Throughout “In the Cemetery Where Al Jolson Is Buried,” the narrator’s many fears are understood as substitutes for her larger fear of death, since flying and earthquakes can be fatal. When the friend passes, the narrator finally takes action to address her fear and takes a class to conquer her fear of flying—but the fear will persist, as evidenced by her keeping a glass of water by her bedside to prepare for earthquakes. The story also recurrently alludes to ocean danger. The nightly water glass is a reminder that, although one can’t escape death, one can learn to fear it less: The dangerous ocean can be captured and contained in a small glass, just as the fear of death can be minimized, still present but manageable.

Literary Context

This story is an example of Literary Minimalism, a type of art or writing that focuses on small details and pares away superfluity.
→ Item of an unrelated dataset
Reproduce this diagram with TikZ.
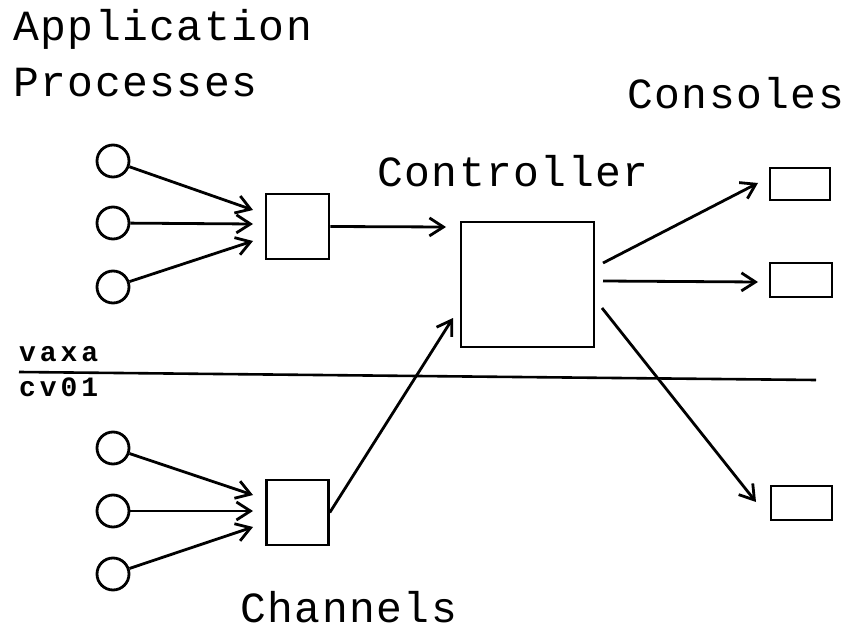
\documentclass[tikz,border=0pt]{standalone}
\usepackage{fontspec}
\setmainfont{Liberation Mono}
\newfontfamily\plotfont[LetterSpace=3.5]{Liberation Mono}
\newfontfamily\smallplot[LetterSpace=14]{Liberation Mono}
\usetikzlibrary{arrows.meta}
\tikzset{
  proc/.style={circle,draw,minimum size=32pt,inner sep=0pt,line width=2.8pt},
  sbox/.style={draw,line width=2.6pt,inner sep=0pt},
  conn/.style={line width=2.8pt,-{Straight Barb[length=14pt,width=18pt]}},
  lbl/.style={anchor=base west,inner sep=0pt,font=\plotfont\fontsize{43}{43}\selectfont},
  slbl/.style={anchor=base west,inner sep=0pt,font=\smallplot\bfseries\fontsize{28}{28}\selectfont},
}
\begin{document}
\begin{tikzpicture}[x=1pt,y=-1pt]
\useasboundingbox (0,0) rectangle (849,631);
% labels
\node[lbl] (tapp) at (13,41) {Application};
\node[lbl] (tproc) at (13,97) {Processes};
\node[lbl] (tcons) at (627,109) {Consoles};
\node[lbl] (tctrl) at (377,187) {Controller};
\node[lbl] (tchan) at (240,622) {Channels};
\node[slbl] (tvaxa) at (19,361) {vaxa};
\node[slbl] (tcv) at (19,396) {cv01};
% separator
\coordinate (L1) at (19,372);
\coordinate (L2) at (816,380);
\draw[line width=2.6pt] (L1) -- (L2);
% top processes
\node[proc] (c1) at (113,161) {};
\node[proc] (c2) at (113,223) {};
\node[proc] (c3) at (113,287) {};
\node[sbox,minimum width=63pt,minimum height=65pt] (b1) at (297.5,226.5) {};
\coordinate (t1) at (253,210);
\coordinate (t2) at (253,224);
\coordinate (t3) at (253,241);
\draw[conn] (c1) -- (t1);
\draw[conn] (c2) -- (t2);
\draw[conn] (c3) -- (t3);
% bottom processes
\node[proc] (c4) at (113,448) {};
\node[proc] (c5) at (113,511) {};
\node[proc] (c6) at (113,574) {};
\node[sbox,minimum width=62pt,minimum height=65pt] (b2) at (297.5,512.5) {};
\coordinate (t4) at (253,495);
\coordinate (t5) at (253,511);
\coordinate (t6) at (253,527);
\draw[conn] (c4) -- (t4);
\draw[conn] (c5) -- (t5);
\draw[conn] (c6) -- (t6);
% controller
\node[sbox,minimum width=133pt,minimum height=125pt] (ctrl) at (527.5,284.5) {};
\coordinate (ta) at (446,227);
\coordinate (tb) at (453,318);
\draw[conn] (b1.east) -- (ta);
\draw[conn] (b2.east) -- (tb);
% consoles
\node[sbox,minimum width=60pt,minimum height=32pt] (k1) at (800,184) {};
\node[sbox,minimum width=62pt,minimum height=34pt] (k2) at (801,280) {};
\node[sbox,minimum width=61pt,minimum height=34pt] (k3) at (801.5,503) {};
\coordinate (s1) at (603,263);
\coordinate (s2) at (603,281);
\coordinate (s3) at (602,308);
\coordinate (u1) at (758,183);
\coordinate (u2) at (758,282);
\coordinate (u3) at (756,502);
\draw[conn] (s1) -- (u1);
\draw[conn] (s2) -- (u2);
\draw[conn] (s3) -- (u3);
\end{tikzpicture}
\end{document}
Ezra Pound’s poetry and Frank Stella’s paintings are both examples of Minimalism. In literature, Ernest Hemingway and Raymond Carver are well-known purveyors of the form.

Minimalism avoids lengthy descriptions, elegant language, and details such as character backstory, which is deemed extraneous. Often concentrating on concrete details, small slices of life, and the maxim that “less is more,” Minimalism allows a reader to supply the unstated details.

In the story, characters are devoid of proper names and stripped of most physical descriptions, such as height, eye and hair color. The plot has few important details. Although there are glimpses of backstory—the friends were college roommates who lived through an earthquake together—the characters’ pasts are mostly insignificant. The narrative instead presents a character study through vignettes and character growth. In a 1997 interview with Bomb Magazine, Hempel noted that these vague or minimal details are artistically deliberate: “[T]here are more possibilities when you don’t pin down a person with a name and an age and a background because then people can bring something to them or take something from them.”